- TASK DESCRIPTION -
Output the material below unchanged, apart from leaving out the pictures.

- DATASET CONTENT -
----------------------------------------

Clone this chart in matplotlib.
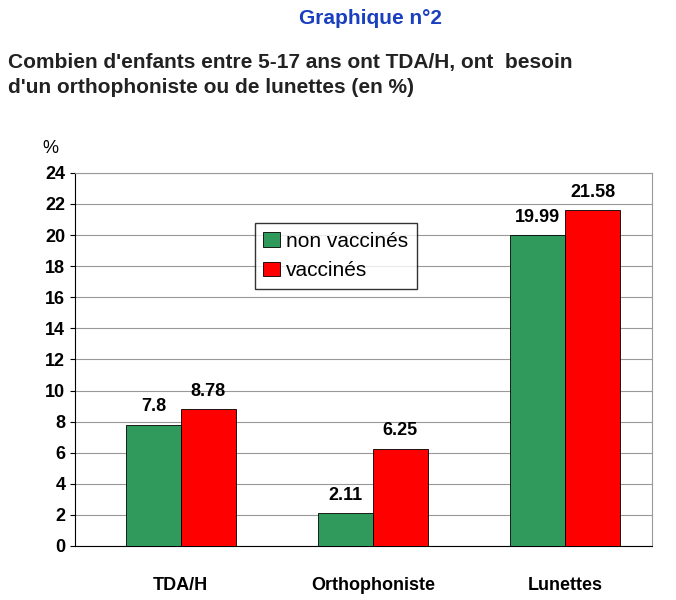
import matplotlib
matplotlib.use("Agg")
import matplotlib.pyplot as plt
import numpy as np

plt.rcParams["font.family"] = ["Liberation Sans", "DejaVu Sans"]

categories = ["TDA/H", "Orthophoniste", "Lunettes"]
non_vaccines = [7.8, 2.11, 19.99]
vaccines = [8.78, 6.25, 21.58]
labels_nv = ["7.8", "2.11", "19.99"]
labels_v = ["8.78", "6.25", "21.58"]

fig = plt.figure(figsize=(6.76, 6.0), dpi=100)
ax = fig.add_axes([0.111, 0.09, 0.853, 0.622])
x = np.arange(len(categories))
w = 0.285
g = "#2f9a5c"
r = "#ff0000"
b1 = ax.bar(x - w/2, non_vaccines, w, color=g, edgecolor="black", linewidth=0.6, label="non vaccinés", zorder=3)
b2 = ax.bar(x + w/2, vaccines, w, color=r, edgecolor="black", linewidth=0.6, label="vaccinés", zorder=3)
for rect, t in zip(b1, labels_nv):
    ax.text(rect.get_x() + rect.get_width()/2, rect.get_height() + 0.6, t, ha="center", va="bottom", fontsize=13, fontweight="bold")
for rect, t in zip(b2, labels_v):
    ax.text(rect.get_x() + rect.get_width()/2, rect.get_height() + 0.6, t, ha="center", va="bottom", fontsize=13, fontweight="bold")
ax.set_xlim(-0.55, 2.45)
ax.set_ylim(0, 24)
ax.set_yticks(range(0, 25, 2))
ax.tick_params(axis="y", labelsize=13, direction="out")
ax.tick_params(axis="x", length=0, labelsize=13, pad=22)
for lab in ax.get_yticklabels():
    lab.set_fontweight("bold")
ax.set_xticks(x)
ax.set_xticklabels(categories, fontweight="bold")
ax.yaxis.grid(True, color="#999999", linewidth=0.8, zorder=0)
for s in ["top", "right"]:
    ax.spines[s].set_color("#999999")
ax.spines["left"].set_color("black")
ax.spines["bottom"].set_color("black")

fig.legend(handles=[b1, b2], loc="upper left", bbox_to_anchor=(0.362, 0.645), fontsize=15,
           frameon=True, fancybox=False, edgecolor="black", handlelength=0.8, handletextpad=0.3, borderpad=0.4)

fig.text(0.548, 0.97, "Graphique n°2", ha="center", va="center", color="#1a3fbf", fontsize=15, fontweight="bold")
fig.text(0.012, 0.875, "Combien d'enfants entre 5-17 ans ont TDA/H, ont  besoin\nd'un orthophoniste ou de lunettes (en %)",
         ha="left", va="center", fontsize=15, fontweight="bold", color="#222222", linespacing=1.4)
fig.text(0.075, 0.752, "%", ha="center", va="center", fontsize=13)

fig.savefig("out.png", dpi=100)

----------------------------------------

- ANSWER FOR THIS EXERCISE -
Clone this chart in matplotlib.
import matplotlib
matplotlib.use("Agg")
import matplotlib.pyplot as plt
import numpy as np

plt.rcParams["font.family"] = ["Liberation Sans", "DejaVu Sans"]

categories = ["TDA/H", "Orthophoniste", "Lunettes"]
non_vaccines = [7.8, 2.11, 19.99]
vaccines = [8.78, 6.25, 21.58]
labels_nv = ["7.8", "2.11", "19.99"]
labels_v = ["8.78", "6.25", "21.58"]

fig = plt.figure(figsize=(6.76, 6.0), dpi=100)
ax = fig.add_axes([0.111, 0.09, 0.853, 0.622])
x = np.arange(len(categories))
w = 0.285
g = "#2f9a5c"
r = "#ff0000"
b1 = ax.bar(x - w/2, non_vaccines, w, color=g, edgecolor="black", linewidth=0.6, label="non vaccinés", zorder=3)
b2 = ax.bar(x + w/2, vaccines, w, color=r, edgecolor="black", linewidth=0.6, label="vaccinés", zorder=3)
for rect, t in zip(b1, labels_nv):
    ax.text(rect.get_x() + rect.get_width()/2, rect.get_height() + 0.6, t, ha="center", va="bottom", fontsize=13, fontweight="bold")
for rect, t in zip(b2, labels_v):
    ax.text(rect.get_x() + rect.get_width()/2, rect.get_height() + 0.6, t, ha="center", va="bottom", fontsize=13, fontweight="bold")
ax.set_xlim(-0.55, 2.45)
ax.set_ylim(0, 24)
ax.set_yticks(range(0, 25, 2))
ax.tick_params(axis="y", labelsize=13, direction="out")
ax.tick_params(axis="x", length=0, labelsize=13, pad=22)
for lab in ax.get_yticklabels():
    lab.set_fontweight("bold")
ax.set_xticks(x)
ax.set_xticklabels(categories, fontweight="bold")
ax.yaxis.grid(True, color="#999999", linewidth=0.8, zorder=0)
for s in ["top", "right"]:
    ax.spines[s].set_color("#999999")
ax.spines["left"].set_color("black")
ax.spines["bottom"].set_color("black")

fig.legend(handles=[b1, b2], loc="upper left", bbox_to_anchor=(0.362, 0.645), fontsize=15,
           frameon=True, fancybox=False, edgecolor="black", handlelength=0.8, handletextpad=0.3, borderpad=0.4)

fig.text(0.548, 0.97, "Graphique n°2", ha="center", va="center", color="#1a3fbf", fontsize=15, fontweight="bold")
fig.text(0.012, 0.875, "Combien d'enfants entre 5-17 ans ont TDA/H, ont  besoin\nd'un orthophoniste ou de lunettes (en %)",
         ha="left", va="center", fontsize=15, fontweight="bold", color="#222222", linespacing=1.4)
fig.text(0.075, 0.752, "%", ha="center", va="center", fontsize=13)

fig.savefig("out.png", dpi=100)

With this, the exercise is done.